SCSI remains the primary method to connect disk to HP 3000s. That means that most of the Solid State Disk (SSD) memory-based devices won't serve for MPE/iX storage. But it's not impossible to make the quantum leap from rotational to RAM storage. It might be worth the experimentation, given the upsides. In short, if a manager can find the SCSI, honey, find the time -- to experiment.
Starting at about $250, the devices are not costly anymore. And even in the more-rare SCSI units, 120-480 GB models are available in online stores.
"You would need to find a SCSI SSD," said Larry Kaufman, a systems engineer with BayPointe Technology. "They are out there, but there are not a lot of choices. Here is something to consider: When a SSD fails, the failure is likely to be catastrophic, with total data loss. HDDs can fail in this way too, but often give warning that they are failing, allowing much or all of their data to be recovered."
Kaufman offered a note about the old HP's "silverback" disks used with 3000s. "They would make tons of noise for weeks, sometimes months, before they would die."
That sound of rotation is also the sound of slower operation, of course. Once you go non-rotational, you won't go back, said one consultant. Using SSD tech in a 3000 carries the usual warning that was often quoted in the 1990s and onward: This is a storage unit not tested for MPE/iX. But there's plenty of tests not yet performed for SSDs.

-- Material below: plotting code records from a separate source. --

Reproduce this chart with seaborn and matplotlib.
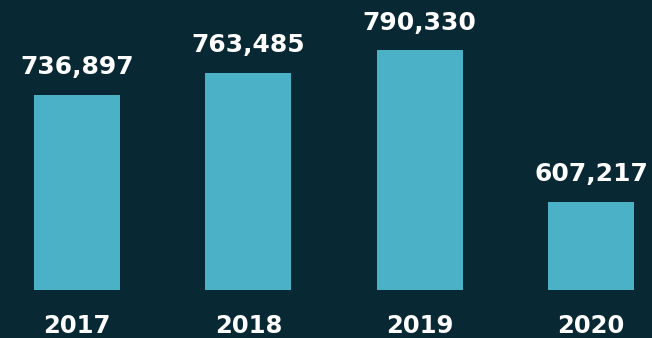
import matplotlib
matplotlib.use("Agg")
import matplotlib.pyplot as plt
import seaborn as sns
import pandas as pd

years = ["2017", "2018", "2019", "2020"]
values = [736897, 763485, 790330, 607217]
value_labels = ["736,897", "763,485", "790,330", "607,217"]

BG = "#082834"
BAR = "#4bb1c7"

sns.set_theme(style="white")
plt.rcParams["font.family"] = ["DejaVu Sans"]

df = pd.DataFrame({"year": years, "value": values})

fig = plt.figure(figsize=(6.52, 3.38), dpi=100, facecolor=BG)
ax = fig.add_axes([0, 48 / 338, 1, 290 / 338])
ax.set_facecolor(BG)

sns.barplot(data=df, x="year", y="value", color=BAR, width=0.503,
            saturation=1, ax=ax, edgecolor="none")

ax.set_xlim(-77 / 171.3, 3 + (652 - 591) / 171.3)
ax.set_ylim(500000, 500000 + 290 * 1212)

ax.bar_label(ax.containers[0], labels=value_labels, padding=11,
             color="white", fontsize=18, fontweight="bold")

ax.set_xlabel("")
ax.set_ylabel("")
ax.set_yticks([])
ax.tick_params(axis="x", length=0, pad=17.5, labelsize=17.5, labelcolor="white")
for t in ax.get_xticklabels():
    t.set_fontweight("bold")
for s in ax.spines.values():
    s.set_visible(False)

fig.savefig("out.png", dpi=100, facecolor=BG)
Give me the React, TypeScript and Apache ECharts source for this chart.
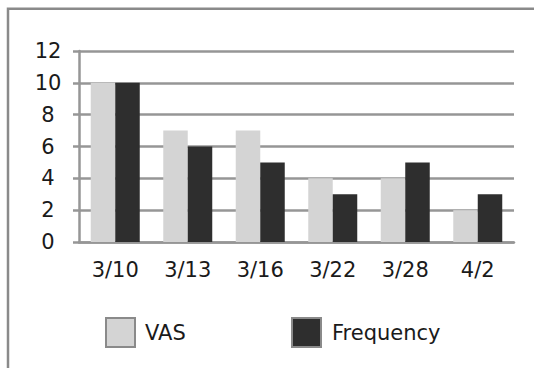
import React, { useEffect, useRef } from "react";
import * as echarts from "echarts";

const categories = ["3/10", "3/13", "3/16", "3/22", "3/28", "4/2"];
const vasValues = [10, 7, 7, 4, 4, 2];
const frequencyValues = [10, 6, 5, 3, 5, 3];
const yMin = 0;
const yMax = 12;
const yInterval = 2;

const FONT = "DejaVu Sans";
const GRID_COLOR = "#969696";
const TEXT_COLOR = "#1a1a1a";

export default function App() {
  const ref = useRef<HTMLDivElement>(null);
  useEffect(() => {
    if (!ref.current) return;
    const chart = echarts.init(ref.current, undefined, { renderer: "svg" });
    chart.setOption({
      animation: false,
      backgroundColor: "#ffffff",
      textStyle: { fontFamily: FONT },
      graphic: [
        {
          type: "rect",
          shape: { x: 8, y: 8.7, width: 700, height: 600 },
          style: { fill: "none", stroke: "#8a8a8a", lineWidth: 2.5 },
          silent: true,
        },
      ],
      grid: { left: 79, right: 20, top: 51, bottom: 126, containLabel: false },
      legend: [
        {
          data: ["VAS"],
          left: 100,
          top: 312,
          itemWidth: 29,
          itemHeight: 29,
          itemGap: 15,
          icon: "rect",
          itemStyle: { borderColor: "#8a8a8a", borderWidth: 2 },
          textStyle: { fontFamily: FONT, fontSize: 21, color: TEXT_COLOR, padding: [0, 0, 0, 5] },
          selectedMode: false,
        },
        {
          data: ["Frequency"],
          left: 286,
          top: 312,
          itemWidth: 29,
          itemHeight: 29,
          itemGap: 15,
          icon: "rect",
          itemStyle: { borderColor: "#8a8a8a", borderWidth: 2 },
          textStyle: { fontFamily: FONT, fontSize: 21, color: TEXT_COLOR, padding: [0, 0, 0, 6] },
          selectedMode: false,
        },
      ],
      xAxis: {
        type: "category",
        data: categories,
        axisLine: { show: true, lineStyle: { color: GRID_COLOR, width: 2.5 } },
        axisTick: { show: false },
        axisLabel: { fontFamily: FONT, fontSize: 21, color: TEXT_COLOR, margin: 17 },
        splitLine: { show: false },
      },
      yAxis: {
        type: "value",
        min: yMin,
        max: yMax,
        interval: yInterval,
        axisLine: { show: true, lineStyle: { color: GRID_COLOR, width: 2.5 } },
        axisTick: { show: true, length: 6, lineStyle: { color: GRID_COLOR, width: 2.5 } },
        axisLabel: { fontFamily: FONT, fontSize: 21, color: TEXT_COLOR, margin: 31, align: "center" },
        splitLine: { show: true, lineStyle: { color: GRID_COLOR, width: 2.5 } },
      },
      series: [
        {
          name: "VAS",
          type: "bar",
          data: vasValues,
          barWidth: 24.5,
          barGap: "0%",
          itemStyle: { color: "#d4d4d4" },
        },
        {
          name: "Frequency",
          type: "bar",
          data: frequencyValues,
          barWidth: 24.5,
          barGap: "0%",
          itemStyle: { color: "#2e2e2e" },
        },
      ],
    });
    return () => chart.dispose();
  }, []);
  return (
    <div
      ref={ref}
      style={{ position: "absolute", left: 0, top: 0, width: 534, height: 368 }}
    />
  );
}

Like any advanced technology, SSD has also got some emerging downsides now being discovered in the field.
Arrays help extend these Mean Time Between Failures and offer hot-swap. The 3000's array choices run to the XP and VA models from HP. It can be surprising to see that some well-schooled 3000 managers haven't explored array choices yet. Everybody has something to learn, whether it's RAID or IPv6.
There's also some experimentation going on with setting up a redundant array of SSD units. One tech white paper reminds users that the TRIM command for controlling SSDs should be supported in order to array SSD units, and that older operating systems usually don't TRIM. And by older, the paper's author means Windows XP, which was last released about the time MPE/iX was getting its last disc design. No TRIM in MPE/iX, of course.
The question for the typical 3000 manager is whether SSDs are more reliable or less reliable than hard disc arrays. Choosing XP or VA arrays is a more commonplace storage upgrade for HP 3000 storage configurations. On that subject, Craig Lalley -- who lives to update your 3000 storage -- arrayed the choices.
You could put an XP array with 128GB of cache as a disk subsystem. HP has a whole line of these high speed fault tolerant arrays: XP256, XP512, XP1024, XP12000, XP24000 and a name change to the newest P9500. They all work with MPE. They have software options that provide "hardware mirroring across the WAN", local mirroring and snapshots.
The XP array is much newer, in that they are still making them and the models get updated every other year. Also the XP array is extremely fault tolerant, it is built to be set up, turned on and never turned off.. You can add cache, replace boards without losing data or host connectivity. The VA array only holds 4GB of cache, 2GB per controller.
The XP is several steps above the VA (to put it mildly). You can literally connect hundreds if not thousands of hosts to an XP Array. Comparing an XP array to a VA7410 is like comparing a VW Beetle to a Formula 1 car.
There's a similar speed increase available by moving to SSD. Native support for SSDs on the 3000 was being explored as far back as 2009 by one indie support company. In the current state of the art, the best way to exploit this new storage technology for MPE/iX will be using the Stromasys HPA/3000 emulator. It employs whatever storage is attached to the Intel i7 Core PC running the emulator.